Epicuro, Carta a Meneceo


Vuelvo de una Semana Santa andaluza. Lo que es obvio es que las procesiones son un fenómeno de masas con una amplia participación popular. Para mí no tienen nada que ver con otra cosa que con la cultura popular de nuestro país que es católica, como la de Marruecos es musulmana o la de Suecia luterana. Ignorar ese hecho fundamental es cegarse a la realidad de países como España, Italia, e incluso Francia o Bélgica.

Esto no quiere decir que los que no somos católicos tengamos que serlo para ser españoles, pero sí que nuestra identidad cultural, incluso nuestra eventual identidad filosófica como materialistas debe atravesar estas capas ideológicas y no otras. Yo no soy contrario a esta tradición católica ni a sus ritos ni a sus tradiciones, pues expresa una fuerte necesidad de comunidad, de rechazo de la muerte en medio de una cultura profundamente tanática, de esa monstruosidad más opresiva que el fascismo que es el capitalismo convertido en forma general de la vida. Una tradición literalmente "sostenida" por las espaldas del pueblo que se niega a verla desaparecer, por mucho que no crea ya demasiado en el dogma católico, tiene algo de grandeza.

Quienes participan en una comunidad y en sus ritos no tienen una certeza dogmática, sino una creencia, al menos la fe en que el otro cree. Esto queda ilustrado en una anécdota del físico Niels Bohr: este había invitado a unos amigos a su casa de campo. A la entrada de la casa había una herradura. Al verla, los invitados le dijeron: "profesor Bohr, nos sorprende que usted crea en estas cosas". A lo que respondió: "yo no lo creo, pero les puedo asgurar que funciona, incluso si no se cree en ello." La fe es tal vez siempre y solo la fe del otro: eso es lo que la hace eficaz, como la magia según De Martino. Yo nunca opondré el racionalismo a esa fe: no puedo oponerme a la apertura de esa fe -que es la del otro y que en ella se sostiene- en nombre de la ciencia que es de todos y siempre es cuestionable e inacabada. La ciencia y la creencia (tanto religiosa como de cualquier otro tipo) son aspectos de la finitud y de la grandeza humana: géneros de conocimiento las denominaba Spinoza.

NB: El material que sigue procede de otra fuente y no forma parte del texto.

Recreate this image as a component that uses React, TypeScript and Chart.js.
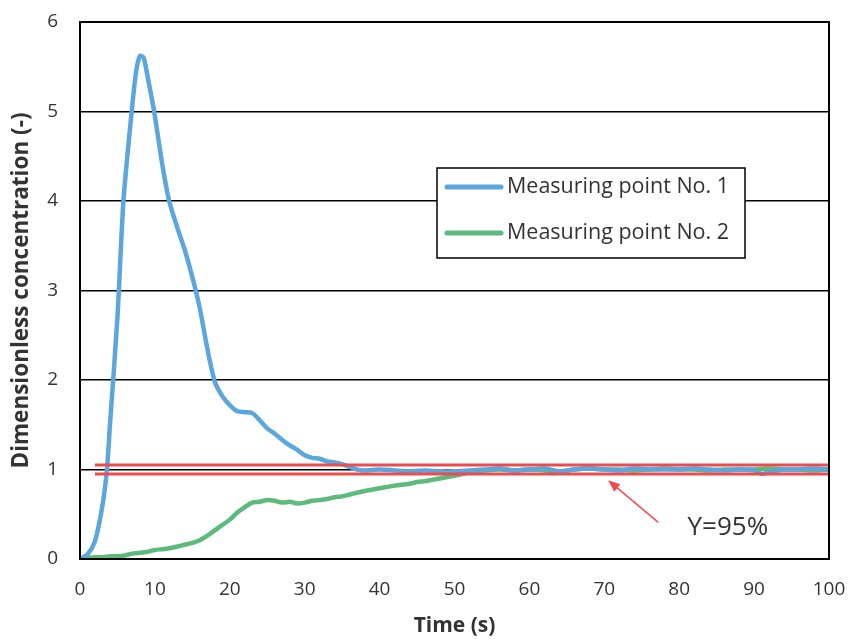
import React, { useEffect, useRef } from "react";
import { Chart, registerables } from "chart.js";

Chart.register(...registerables);

const blueTime = [0, 1, 2, 3, 3.6, 4, 5, 5.8, 6.9, 7.5, 8, 8.5, 9, 9.9, 11, 11.9, 13, 14, 15, 16, 17, 18, 19, 20, 21, 22, 23, 24, 25, 26, 27, 28, 29, 30, 31, 32, 33, 34, 35, 36, 37, 38, 40, 42, 44, 46, 48, 50, 52, 54, 56, 58, 60, 62, 64, 66, 68, 70, 72, 74, 76, 78, 80, 82, 84, 86, 88, 90, 91, 92, 94, 96, 98, 100];
const blueValues = [0, 0.05, 0.2, 0.6, 1.0, 1.5, 2.7, 4.0, 5.0, 5.45, 5.62, 5.6, 5.4, 5.0, 4.4, 4.0, 3.7, 3.45, 3.15, 2.8, 2.35, 1.98, 1.82, 1.72, 1.65, 1.64, 1.63, 1.55, 1.46, 1.4, 1.33, 1.27, 1.22, 1.16, 1.13, 1.12, 1.09, 1.08, 1.06, 1.03, 1.0, 0.99, 1.0, 0.99, 0.98, 0.99, 0.98, 0.98, 0.99, 1.0, 1.01, 0.99, 1.0, 1.01, 0.98, 1.0, 1.01, 1.0, 0.99, 1.01, 1.0, 1.0, 1.0, 1.01, 1.0, 0.99, 1.0, 0.99, 0.95, 0.97, 1.0, 1.0, 1.01, 1.0];

const greenTime = [0, 1, 2, 3, 4, 5, 6, 7, 8, 9, 10, 11, 12, 13, 14, 15, 16, 17, 18, 19, 20, 21, 22, 23, 24, 25, 26, 27, 28, 29, 30, 31, 32, 33, 34, 35, 36, 37, 38, 40, 42, 44, 45, 46, 48, 50, 51, 52, 53, 54, 56, 58, 60, 62, 63, 64, 66, 68, 70, 72, 74, 76, 78, 80, 82, 84, 86, 88, 90, 92, 94, 96, 98, 100];
const greenValues = [0, 0.01, 0.02, 0.02, 0.03, 0.03, 0.04, 0.06, 0.07, 0.08, 0.1, 0.11, 0.12, 0.14, 0.16, 0.18, 0.21, 0.26, 0.32, 0.38, 0.44, 0.52, 0.58, 0.63, 0.64, 0.66, 0.65, 0.63, 0.64, 0.62, 0.63, 0.65, 0.66, 0.67, 0.69, 0.7, 0.72, 0.74, 0.76, 0.79, 0.82, 0.84, 0.86, 0.87, 0.9, 0.93, 0.95, 0.97, 0.98, 0.99, 1.0, 0.99, 1.0, 0.99, 0.96, 0.97, 1.0, 1.01, 1.0, 1.0, 0.99, 1.0, 1.01, 1.0, 1.0, 0.99, 1.0, 1.0, 1.0, 1.01, 1.0, 1.0, 0.99, 1.0];

const upperLimit = 1.05;
const lowerLimit = 0.95;
const limitStart = 2;
const limitEnd = 100;

const seriesNames = ["Measuring point No. 1", "Measuring point No. 2"];
const seriesColors = ["#5ba6dd", "#5cba7d"];
const limitColor = "#ee4b4f";

const annotationLabel = "Y=95%";
const arrowTip = { x: 70.5, y: 0.88 };
const arrowTail = { x: 77.2, y: 0.41 };
const labelPos = { x: 86.5, y: 0.35 };

const xTitle = "Time (s)";
const yTitle = "Dimensionless concentration (-)";

const FONT = "'Open Sans', Lato, sans-serif";

const zip = (xs: number[], ys: number[]) => xs.map((x, i) => ({ x, y: ys[i] }));

const overlayPlugin = {
  id: "overlay",
  afterDatasetsDraw(chart: any) {
    const { ctx, chartArea, scales } = chart;
    const xs = scales.x;
    const ys = scales.y;
    ctx.save();
    ctx.strokeStyle = "#000";
    ctx.lineWidth = 2;
    ctx.strokeRect(chartArea.left, chartArea.top, chartArea.right - chartArea.left, chartArea.bottom - chartArea.top);

    const tx = xs.getPixelForValue(arrowTip.x);
    const ty = ys.getPixelForValue(arrowTip.y);
    const sx = xs.getPixelForValue(arrowTail.x);
    const sy = ys.getPixelForValue(arrowTail.y);
    const ang = Math.atan2(ty - sy, tx - sx);
    const head = 13;
    ctx.strokeStyle = limitColor;
    ctx.fillStyle = limitColor;
    ctx.lineWidth = 1.5;
    ctx.beginPath();
    ctx.moveTo(sx, sy);
    ctx.lineTo(tx - Math.cos(ang) * head * 0.8, ty - Math.sin(ang) * head * 0.8);
    ctx.stroke();
    ctx.beginPath();
    ctx.moveTo(tx, ty);
    ctx.lineTo(tx - head * Math.cos(ang - 0.38), ty - head * Math.sin(ang - 0.38));
    ctx.lineTo(tx - head * Math.cos(ang + 0.38), ty - head * Math.sin(ang + 0.38));
    ctx.closePath();
    ctx.fill();

    ctx.fillStyle = "#333";
    ctx.font = `26px ${FONT}`;
    ctx.textAlign = "center";
    ctx.textBaseline = "middle";
    ctx.fillText(annotationLabel, xs.getPixelForValue(labelPos.x), ys.getPixelForValue(labelPos.y));

    const bx = chartArea.left + 357;
    const by = chartArea.top + 146;
    const bw = 308;
    const bh = 90;
    ctx.fillStyle = "#fff";
    ctx.fillRect(bx, by, bw, bh);
    ctx.strokeStyle = "#000";
    ctx.lineWidth = 1.5;
    ctx.strokeRect(bx, by, bw, bh);
    ctx.font = `21.5px ${FONT}`;
    ctx.textAlign = "left";
    ctx.textBaseline = "middle";
    seriesNames.forEach((name, i) => {
      const ly = by + 19 + i * 46;
      ctx.strokeStyle = seriesColors[i];
      ctx.lineWidth = 5;
      ctx.lineCap = "round";
      ctx.beginPath();
      ctx.moveTo(bx + 10, ly);
      ctx.lineTo(bx + 64, ly);
      ctx.stroke();
      ctx.fillStyle = "#333";
      ctx.fillText(name, bx + 70, ly);
    });
    ctx.restore();
  },
};

export default function App() {
  const ref = useRef<HTMLCanvasElement | null>(null);
  useEffect(() => {
    document.body.style.margin = "0";
    const canvas = ref.current;
    if (!canvas) return;
    const chart = new Chart(canvas, {
      type: "line",
      data: {
        datasets: [
          {
            label: seriesNames[0],
            data: zip(blueTime, blueValues),
            borderColor: seriesColors[0],
            borderWidth: 4.5,
            pointRadius: 0,
            tension: 0.25,
            order: 2,
          },
          {
            label: seriesNames[1],
            data: zip(greenTime, greenValues),
            borderColor: seriesColors[1],
            borderWidth: 4.5,
            pointRadius: 0,
            tension: 0.25,
            order: 2,
          },
          {
            label: "upper",
            data: [{ x: limitStart, y: upperLimit }, { x: limitEnd, y: upperLimit }],
            borderColor: limitColor,
            borderWidth: 3,
            pointRadius: 0,
            order: 1,
          },
          {
            label: "lower",
            data: [{ x: limitStart, y: lowerLimit }, { x: limitEnd, y: lowerLimit }],
            borderColor: limitColor,
            borderWidth: 3,
            pointRadius: 0,
            order: 1,
          },
        ],
      },
      options: {
        animation: false,
        responsive: false,
        layout: { padding: { top: 22, right: 21, left: 0, bottom: 0 } },
        plugins: { legend: { display: false }, tooltip: { enabled: false } },
        scales: {
          x: {
            type: "linear",
            min: 0,
            max: 100,
            afterFit: (s: any) => { s.height = 80; s.paddingLeft = 0; s.paddingRight = 0; },
            ticks: { stepSize: 10, padding: 19, color: "#333", font: { family: FONT, size: 19 } },
            grid: { display: false, drawTicks: false },
            border: { color: "#000", width: 2 },
            title: { display: true, text: xTitle, color: "#333", font: { family: FONT, size: 21, weight: "bold" }, padding: { top: 0, bottom: 0 } },
          },
          y: {
            min: 0,
            max: 6,
            afterFit: (s: any) => { s.width = 80; s.paddingTop = 0; s.paddingBottom = 0; },
            ticks: { stepSize: 1, padding: 22, color: "#333", font: { family: FONT, size: 19 } },
            grid: { color: "#000", lineWidth: 1.5, drawTicks: false },
            border: { color: "#000", width: 2 },
            title: { display: true, text: yTitle, color: "#333", font: { family: FONT, size: 22.5, weight: "bold" }, padding: { top: 8, bottom: 0 } },
          },
        },
      },
      plugins: [overlayPlugin],
    });
    return () => chart.destroy();
  }, []);
  return (
    <div style={{ width: 850, height: 639, background: "#fff" }}>
      <canvas ref={ref} width={850} height={639} />
    </div>
  );
}
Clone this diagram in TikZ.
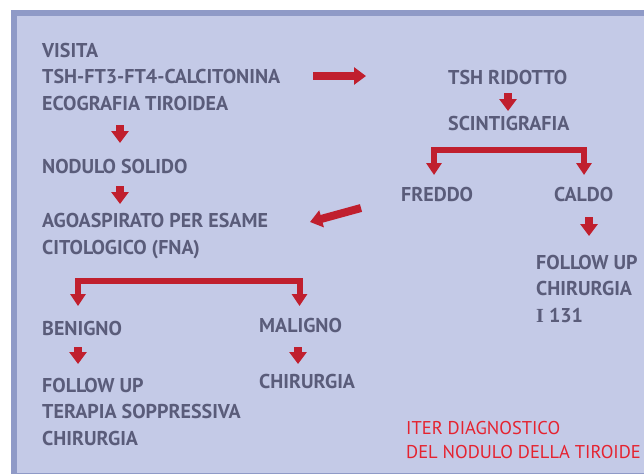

En el caso español es un grave error por parte de la izquierda oponerse a la religiosidad popular afirmando que está controlada por el poder, y ello por dos razones: 1) el propio poder solo se sostiene en los hombros de la gente y es una creación de esta, 2) todo lo grande que se ha hecho en este mundo, los más bellos e ingeniosos monumentos, las mayores obras de arte, es directa o indirectamente fruto de la potencia productiva de la multitud: la única que existe y que es parte de esa potencia de la naturaleza que algunos llamamos Dios. En la izquierda italiana, la tradición gramsciana, pero también la muy real y efectiva tradición popular y obrera católica hacen casi imposibles las actitudes sectarias ante las tradiciones populares religiosas. Como decía Andreotti, comparando la política española con la italiana, en España "manca finezza", y mucho más aún en una izquierda cuya continuidad histórica y cultural fue cercenada por ese régimen mil veces más terrible que el fascismo italiano que fue el exterminismo colonial franquista.

La grandeza de un Dios que muere y resucita se sostiene en los hombros de mucha gente que todavía solo intuye vagamente que todo lo que es ese Dios somos los hombres mismos y el resto de la naturaleza. La resurrección del Dios hecho hombre es una imagen de la eternidad de Dios, esto es de la potencia infinita en la que los hombre surgimos como realidades finitas, como olas de un inmenso océano. El ondular de los costaleros llevando al Hijo de Dios afirma y supera a la vez esa finitud.